Content Inspection and Contextual Analysis are techniques used in data security, particularly in Data Leak Prevention (DLP) systems, to identify and protect sensitive information. Here’s a deeper dive into these concepts:

1. Content Inspection:

  • Definition: Content inspection refers to the in-depth analysis of the content within data packets or files to determine the nature of the information, specifically whether it’s sensitive or should be protected based on predefined rules.
  • Working: It involves examining data elements within a file or data packet, such as keywords, patterns (like credit card numbers or Social Security numbers), file types, and even file hashes.
  • Example: If an email has the pattern “XXX-XX-XXXX”, which matches the format of a Social Security number, the DLP system, through content inspection, can flag it as sensitive information.

2. Contextual Analysis:

  • Definition: Contextual analysis complements content inspection by considering the context surrounding data. It doesn’t just look at the data itself but also at factors like who is sending/receiving it, the applications or devices being used, the time, and other situational aspects.
  • Working: Contextual analysis evaluates the metadata and environmental factors around the data. For example, it might consider user permissions, source and destination addresses, physical locations, or network protocols.
  • Example: If an employee, who normally doesn’t access a particular set of confidential files, suddenly starts downloading large amounts of such data, the DLP system can flag this activity as suspicious based on contextual analysis, even if the content inspection alone doesn’t find anything explicitly sensitive.

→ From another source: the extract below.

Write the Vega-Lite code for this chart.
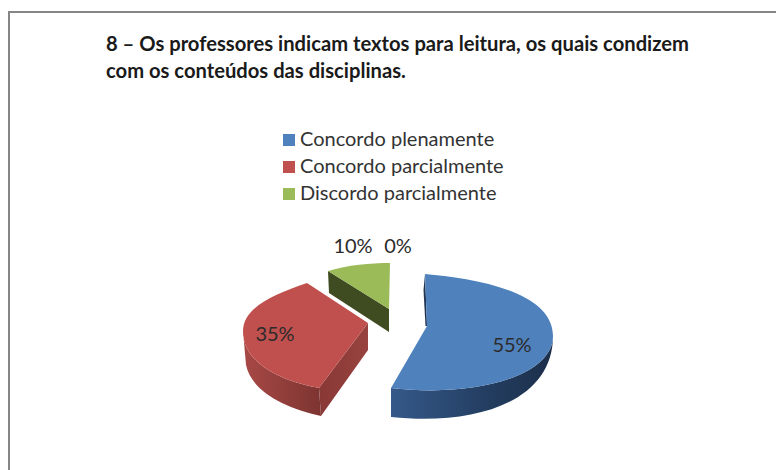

Benefits of Combining Content Inspection and Contextual Analysis:

  1. Increased Accuracy: By looking both at the data and the context, false positives (and negatives) can be reduced.
  2. Granular Control: Organizations can set up nuanced policies, like allowing certain sensitive data to be shared within a department but not externally.
  3. Adaptable Protection: As the context changes (e.g., a user’s role in the company), the data protection measures can adapt in real-time.
  4. Holistic View: By understanding both content and context, organizations get a more comprehensive view of how data is used, stored, and transmitted, leading to better security decision-making.

In summary, while content inspection provides a deep dive into the data itself, contextual analysis offers a broader view of the data’s surroundings. Together, they form a more complete picture, allowing DLP systems to more effectively prevent unauthorized data access and transmission.